Asia to rewrite oil products trading map
Asia to rewrite oil products trading map
SINGAPORE (Reuters): A huge build-up in refinery capacity in Asia is set to rewrite the oil trading map for the region during the next few years, analysts say.
Demand will eventually pick up to absorb the extra supply, but in the meantime Asian buyers of oil products will have a stronger negotiating position in determining prices than ever before.
Traditionally, Asian buyers have scrambled to get enough supplies of both crude and products, giving the sell side of the market the upper hand in price negotiations.
But for the next few years the tables will turn as far as oil products are concerned.
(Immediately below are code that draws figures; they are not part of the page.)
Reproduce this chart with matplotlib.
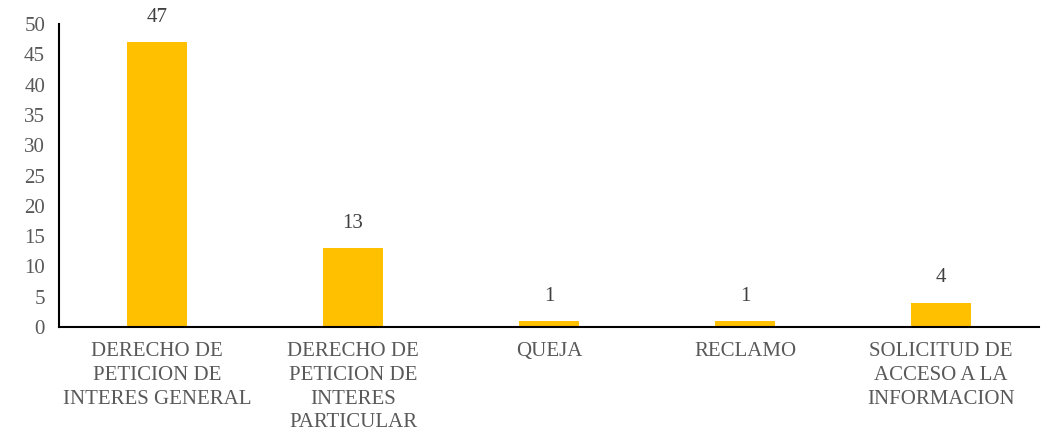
import matplotlib
matplotlib.use("Agg")
import matplotlib.pyplot as plt

categories = [
    "DERECHO DE\nPETICION DE\nINTERES GENERAL",
    "DERECHO DE\nPETICION DE\nINTERES\nPARTICULAR",
    "QUEJA",
    "RECLAMO",
    "SOLICITUD DE\nACCESO A LA\nINFORMACION",
]
counts = [47, 13, 1, 1, 4]
yticks = [0, 5, 10, 15, 20, 25, 30, 35, 40, 45, 50]

plt.rcParams["font.family"] = ["Liberation Serif", "DejaVu Serif"]

fig = plt.figure(figsize=(10.5, 4.4), dpi=100)
ax = fig.add_axes([59 / 1050, 1 - 327 / 440, 980 / 1050, 303 / 440])

x = list(range(len(categories)))
ax.bar(x, counts, width=0.31, color="#FFC000")
for xi, v in zip(x, counts):
    ax.annotate(str(v), (xi, v), xytext=(0, 11), textcoords="offset points",
                ha="center", va="bottom", fontsize=15, color="#404040")

ax.set_xlim(-0.5, len(categories) - 0.5)
ax.set_ylim(0, 50)
ax.set_yticks(yticks)
ax.set_xticks(x)
ax.set_xticklabels(categories, fontsize=15, color="#595959", linespacing=1.33)
ax.tick_params(axis="y", labelsize=15, labelcolor="#595959", length=0, pad=10)
ax.tick_params(axis="x", length=0, pad=11)
for s in ("top", "right"):
    ax.spines[s].set_visible(False)
for s in ("left", "bottom"):
    ax.spines[s].set_color("black")
    ax.spines[s].set_linewidth(1.5)

fig.savefig("out.png", dpi=100)
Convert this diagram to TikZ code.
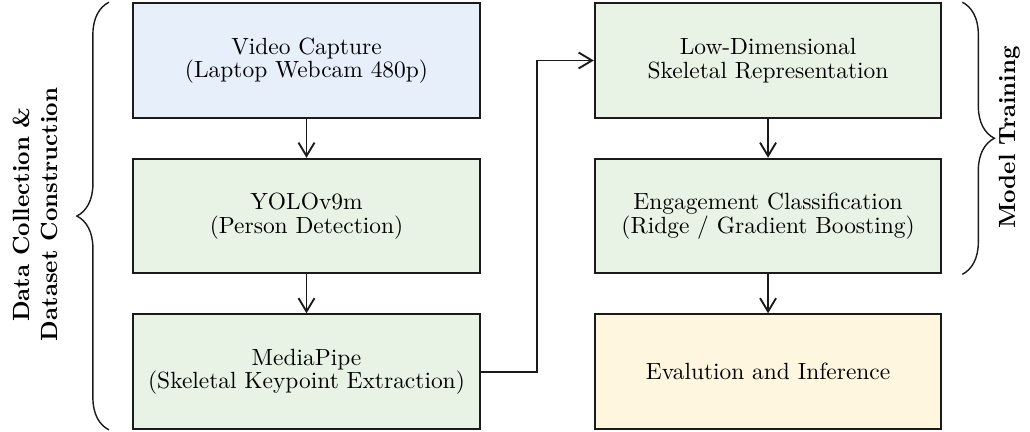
\documentclass[tikz,border=0pt]{standalone}
\usepackage{xcolor}
\usepackage{tikz}
\usetikzlibrary{arrows.meta, positioning, calc, decorations.pathreplacing}
\definecolor{pblue}{HTML}{E7EFFB}
\definecolor{pgreen}{HTML}{E8F3E5}
\definecolor{pyellow}{HTML}{FEF6DF}
\definecolor{pline}{HTML}{1A1A1A}
\tikzset{
  stagebox/.style={rectangle, draw=pline, thick, fill=pgreen, minimum width=5.2cm,
                   minimum height=1.72cm, align=center, font=\fontsize{10pt}{10pt}\selectfont},
  srcfill/.style={fill=pblue},
  outfill/.style={fill=pyellow},
  flow/.style={-{Straight Barb[length=2mm, width=2.4mm]}, draw=pline, thick},
  brc/.style={decorate, decoration={brace, amplitude=0.48cm}, draw=pline, semithick},
  sidelabel/.style={rotate=90, align=center, font=\bfseries}
}
\begin{document}
\begin{tikzpicture}[node distance=0.585cm and 1.695cm]
  \useasboundingbox (0,0) rectangle (15.45,-6.465);
  \node[stagebox, srcfill] (cap) at (4.5975,-0.9075) {Video Capture\\(Laptop Webcam 480p)};
  \node[stagebox, below=of cap] (yolo) {YOLOv9m\\(Person Detection)};
  \node[stagebox, below=of yolo] (mp) {MediaPipe\\(Skeletal Keypoint Extraction)};
  \node[stagebox, right=of cap] (skel) {Low-Dimensional\\Skeletal Representation};
  \node[stagebox, below=of skel] (cls) {Engagement Classification\\(Ridge / Gradient Boosting)};
  \node[stagebox, outfill, below=of cls] (eval) {Evalution and Inference};

  \draw[flow] (cap) -- (yolo);
  \draw[flow] (yolo) -- (mp);
  \draw[flow] (mp.east) -- ++(0.8475,0) |- (skel.west);
  \draw[flow] (skel) -- (cls);
  \draw[flow] (cls) -- (eval);

  \draw[brc] ([xshift=-0.35cm]mp.south west) -- ([xshift=-0.35cm]cap.north west);
  \draw[brc] ([xshift=0.3cm]skel.north east) -- ([xshift=0.3cm]cls.south east);
  \node[sidelabel] (dclabel) at (0.53,-3.2175) {Data Collection \&\\Dataset Construction};
  \node[sidelabel] (mtlabel) at (15.15,-2.0625) {Model Training};
\end{tikzpicture}
\end{document}
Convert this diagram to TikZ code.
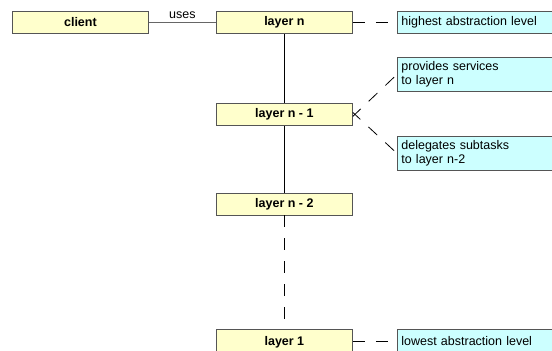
\documentclass[tikz,border=0pt]{standalone}
\usepackage{fontspec}
\setmainfont{Liberation Sans}
\definecolor{layerfill}{HTML}{FFFFCC}
\definecolor{notefill}{HTML}{CCFFFF}
\definecolor{boxline}{HTML}{555555}
\begin{document}
\begin{tikzpicture}[x=1pt,y=-1pt,
  layerbox/.style={draw=boxline,line width=0.8pt,fill=layerfill,minimum width=136pt,minimum height=22pt,
    inner sep=0pt,font=\fontsize{12.5}{14}\selectfont\bfseries,anchor=north west},
  notebox/.style={draw=boxline,line width=0.8pt,fill=notefill,minimum width=170pt,text width=162pt,inner xsep=4pt,inner ysep=0pt,
    align=left,font=\fontsize{12.5}{14}\selectfont,anchor=north west},
  dashline/.style={line width=0.8pt,dash pattern=on 12pt off 11pt},
  solidline/.style={line width=0.8pt}]
\useasboundingbox (0,0) rectangle (552,351);
\node[layerbox] (client) at (12,11) {client};
\node[layerbox] (ln) at (216,11) {layer n};
\node[layerbox] (n1) at (216,103) {layer n - 1};
\node[layerbox] (n2) at (216,192.5) {layer n - 2};
\node[layerbox,minimum height=26pt] (l1) at (216,329) {\raisebox{2pt}{layer 1}};
\node[notebox,minimum height=22pt] (hi) at (397,11) {highest abstraction level};
\node[notebox,minimum height=34pt] (pv) at (397,57) {provides services\\to layer n};
\node[notebox,minimum height=34pt] (dg) at (397,136) {delegates subtasks\\to layer n-2};
\node[notebox,minimum height=26pt] (lo) at (397,329) {\raisebox{2pt}{lowest abstraction level}};
\draw[solidline,draw=black!60] (client.east) -- node[above=0pt,font=\fontsize{12.5}{14}\selectfont] (uses) {uses} (ln.west);
\draw[solidline] (ln.south) -- (n1.north);
\draw[solidline] (n1.south) -- (n2.north);
\draw[dashline] (n2.south) -- (l1.north);
\draw[dashline] (ln.east) -- (hi.west);
\draw[dashline] (l1.east |- 0,341) -- (lo.west |- 0,341);
\draw[dashline,shorten <=4pt] (pv.west) -- ([yshift=-2pt]n1.east);
\draw[dashline,shorten <=4pt] (dg.west) -- ([yshift=2pt]n1.east);
\end{tikzpicture}
\end{document}
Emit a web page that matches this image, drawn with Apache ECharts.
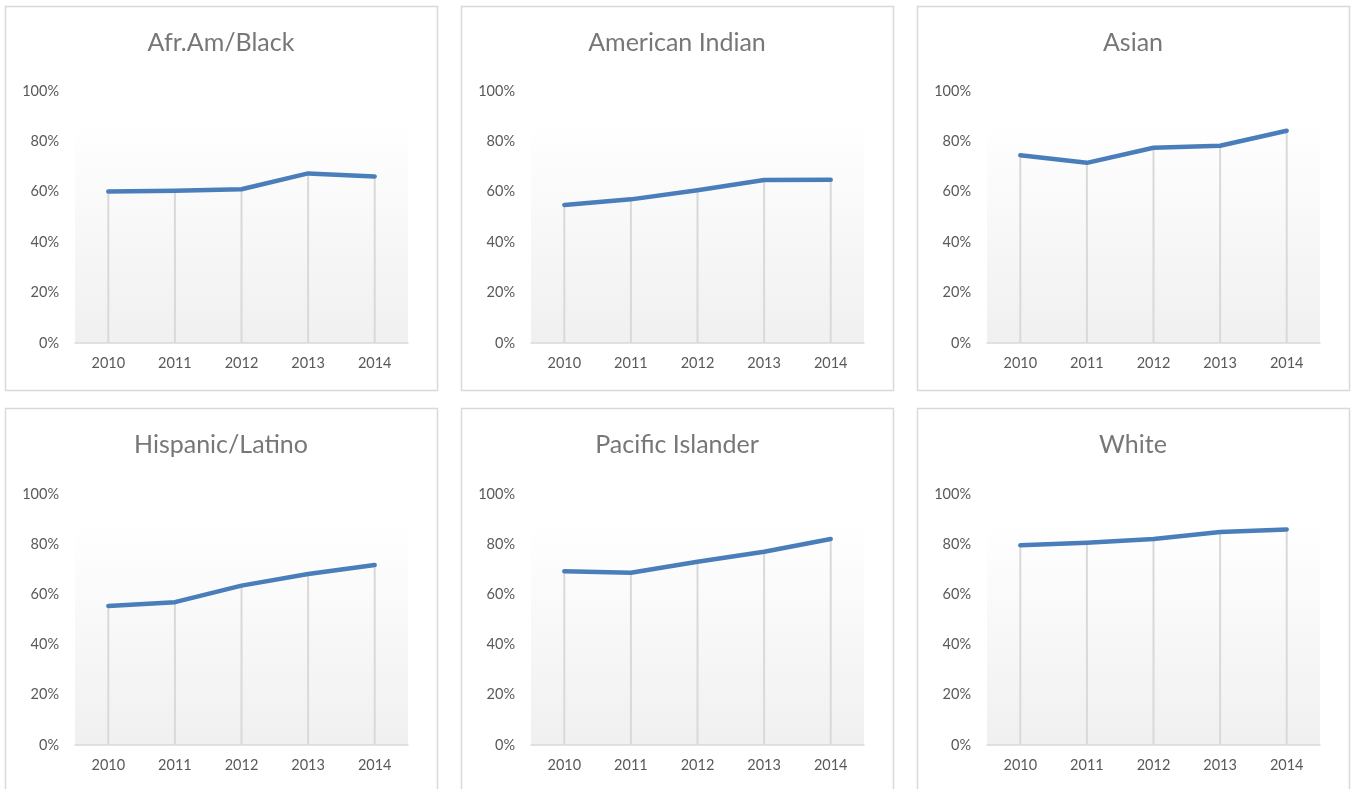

Analysts are split on whether products supply to Asia will be in surplus overall in 2000 and 2001, or even for longer, but Asia will either have the narrowest ever deficit or its first surplus.
Credit Suisse First Boston forecasts Asia would have a net surplus in 2000 of 133,000 bpd, swinging back to a deficit in 2001 of 226,000 bpd.
Analysts estimate Asian refinery capacity will grow more than two million bpd in 1999 and 2000, half the growth coming from India.
Kang Wu, an analyst at the Hawaii-based East-West Center, said China was expected to raise refinery capacity 646,000 bpd between 1998 and the end of 2000.
By early 2001, Formosa Petrochemical Corp.'s 450,000 bpd refinery will be running. The first of three 150,000 bpd crude distillation units is due up this December.
Traditionally, sellers have courted big volume demand countries like India, China and Japan -- which combined guzzle more than half of Asia's product consumption of 18.4 million bpd.
Modest growth in these centers represent big volume business.
But by the middle of next year India will effectively be out of the major league of importers.
Analysts estimate that in 2000/2001, import demand will be tiny given the new refinery capacity. The government expects a 270,000 bpd surplus in 2001/2002 (April-March).
Japan's oil demand growth, like its economy, is stagnant and with refineries running at 75 percent utilization there is capacity to absorb an increase in demand, if and when it occurs.
That leaves China as the only main growth area in the next few years.
But while oil traders might seek to ramp up business with the giant oil consumer, the country's domestic oil priorities rule out major product import growth for the next few years.
It has an import ban on diesel and gasoline in place. That may crumble in the pursuit of entry to the World Trade Organization (WTO), but Chinese industry sources and analysts said the government would seek concessions to maintain its import quota system to control the flow of imports.
"The quota system will stay for another three to five years," a high-ranking official with Sinopec said.
If anything, the overall volume of China's imports is shrinking. The diesel ban saw diesel imports fall to 61,000 bpd in 1998 versus 123,000 in 1997.
Between January and the end of July, the rate of China's diesel imports slumped again to just 7,300 bpd, down 93 percent from the same period in 1998.
Sinopec and CNPC are seeking a government mandate to produce more fuel oil, which would displace imports. Fuel oil imports represent around 75 percent of China's annual imports of some 20 million tons, or 400,000 bpd.
This leaves the sell-side of the market -- comfortable for decades with constant demand growth -- with some painful adjustments, analysts said.
Asian oil product demand in the next few years will be driven more by the niche markets. With little demand to drive price competition, a seller will have to compete by shedding costs or being first with finding sales opportunities.
"The ability to survive will come down more and more to the skill of a company's chartering manager or shipping broker. It will be a question of how much extra cents per barrel you can squeeze on the shipping side," said Tom James, an independent energy consultant and chairman of SwapNet, a trading system.
Arbitrage opportunities to sell oil products to other regions will be critical, particularly for the Middle East which sends most oil exports to Asia and traditionally dominated the India market.
Oil majors and big trading companies, with their global presence, have a natural advantage. It will be essential for others to enter into marketing tie-ups, or open offices around the world to ensure global cover, analysts said.
"Any real trading opportunities could well be on the arbitrage side," James said.